[START Source material]

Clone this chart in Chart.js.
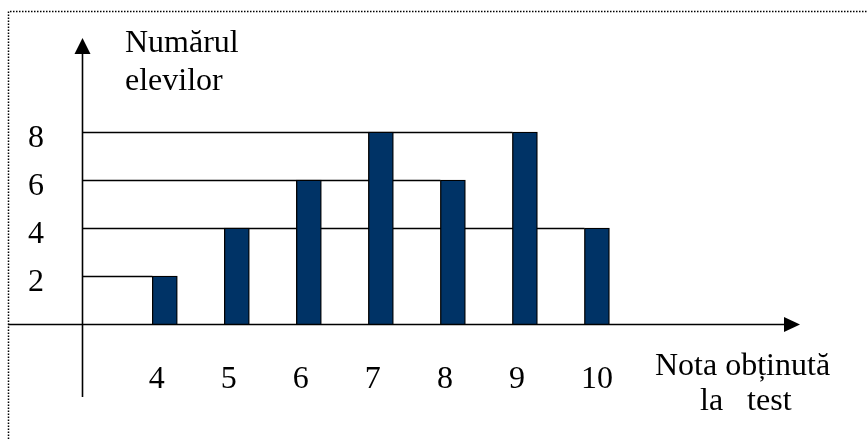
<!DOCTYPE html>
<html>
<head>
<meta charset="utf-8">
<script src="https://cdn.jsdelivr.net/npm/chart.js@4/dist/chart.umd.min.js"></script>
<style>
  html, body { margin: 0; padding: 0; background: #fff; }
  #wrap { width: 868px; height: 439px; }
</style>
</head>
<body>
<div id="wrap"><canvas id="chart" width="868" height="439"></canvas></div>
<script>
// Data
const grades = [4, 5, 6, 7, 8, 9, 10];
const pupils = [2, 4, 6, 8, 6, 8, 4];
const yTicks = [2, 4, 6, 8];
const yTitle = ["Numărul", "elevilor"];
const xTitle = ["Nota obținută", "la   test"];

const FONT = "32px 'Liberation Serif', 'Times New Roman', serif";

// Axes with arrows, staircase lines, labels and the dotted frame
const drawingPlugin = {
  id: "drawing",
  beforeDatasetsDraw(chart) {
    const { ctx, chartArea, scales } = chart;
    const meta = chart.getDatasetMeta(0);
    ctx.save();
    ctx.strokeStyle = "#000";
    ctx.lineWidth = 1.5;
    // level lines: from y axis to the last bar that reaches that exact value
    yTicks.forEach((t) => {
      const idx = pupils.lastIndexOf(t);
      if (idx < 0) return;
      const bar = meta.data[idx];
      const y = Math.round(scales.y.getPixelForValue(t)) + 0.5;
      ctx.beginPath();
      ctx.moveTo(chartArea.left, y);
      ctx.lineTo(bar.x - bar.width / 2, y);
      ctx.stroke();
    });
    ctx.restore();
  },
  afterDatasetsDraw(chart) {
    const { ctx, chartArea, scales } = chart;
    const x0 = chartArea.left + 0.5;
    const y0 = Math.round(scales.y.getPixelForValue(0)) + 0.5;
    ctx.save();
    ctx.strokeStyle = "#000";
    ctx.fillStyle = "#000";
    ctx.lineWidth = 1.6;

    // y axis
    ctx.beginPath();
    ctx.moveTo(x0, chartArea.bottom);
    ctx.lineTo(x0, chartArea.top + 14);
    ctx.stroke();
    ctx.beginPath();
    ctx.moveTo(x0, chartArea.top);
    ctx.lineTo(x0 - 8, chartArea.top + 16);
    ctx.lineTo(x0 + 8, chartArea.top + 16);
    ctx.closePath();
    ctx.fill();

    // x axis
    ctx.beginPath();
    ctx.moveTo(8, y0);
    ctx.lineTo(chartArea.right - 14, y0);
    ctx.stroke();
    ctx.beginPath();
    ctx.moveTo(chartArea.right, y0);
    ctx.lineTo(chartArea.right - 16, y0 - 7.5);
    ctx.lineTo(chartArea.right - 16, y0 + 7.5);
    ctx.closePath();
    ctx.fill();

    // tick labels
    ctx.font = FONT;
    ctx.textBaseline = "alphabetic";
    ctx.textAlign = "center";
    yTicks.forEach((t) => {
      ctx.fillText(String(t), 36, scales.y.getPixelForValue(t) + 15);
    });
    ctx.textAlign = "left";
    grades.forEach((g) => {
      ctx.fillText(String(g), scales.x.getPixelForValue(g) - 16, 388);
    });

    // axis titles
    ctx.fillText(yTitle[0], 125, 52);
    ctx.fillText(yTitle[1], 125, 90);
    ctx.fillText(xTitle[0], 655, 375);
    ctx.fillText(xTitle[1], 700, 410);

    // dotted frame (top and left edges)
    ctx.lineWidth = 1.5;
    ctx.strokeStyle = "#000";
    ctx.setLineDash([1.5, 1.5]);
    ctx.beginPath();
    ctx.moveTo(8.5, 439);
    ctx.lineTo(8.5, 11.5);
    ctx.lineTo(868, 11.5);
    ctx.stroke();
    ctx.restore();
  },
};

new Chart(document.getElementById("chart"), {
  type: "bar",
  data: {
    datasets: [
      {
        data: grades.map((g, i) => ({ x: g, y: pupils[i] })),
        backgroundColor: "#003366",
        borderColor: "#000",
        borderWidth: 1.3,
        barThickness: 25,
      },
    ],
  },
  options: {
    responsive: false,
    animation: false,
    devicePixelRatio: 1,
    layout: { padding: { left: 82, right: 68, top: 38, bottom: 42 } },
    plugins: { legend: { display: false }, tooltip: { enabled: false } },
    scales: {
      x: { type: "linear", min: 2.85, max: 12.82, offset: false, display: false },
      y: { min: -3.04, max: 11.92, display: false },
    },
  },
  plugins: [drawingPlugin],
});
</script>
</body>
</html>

[END Source material]

# Work required
Up to and including the line with "Serif', 'Times New", copy the data above from its first line. Skip pictures.

# Answer to the task
Clone this chart in Chart.js.
<!DOCTYPE html>
<html>
<head>
<meta charset="utf-8">
<script src="https://cdn.jsdelivr.net/npm/chart.js@4/dist/chart.umd.min.js"></script>
<style>
  html, body { margin: 0; padding: 0; background: #fff; }
  #wrap { width: 868px; height: 439px; }
</style>
</head>
<body>
<div id="wrap"><canvas id="chart" width="868" height="439"></canvas></div>
<script>
// Data
const grades = [4, 5, 6, 7, 8, 9, 10];
const pupils = [2, 4, 6, 8, 6, 8, 4];
const yTicks = [2, 4, 6, 8];
const yTitle = ["Numărul", "elevilor"];
const xTitle = ["Nota obținută", "la   test"];

const FONT = "32px 'Liberation Serif', 'Times New Roman', serif";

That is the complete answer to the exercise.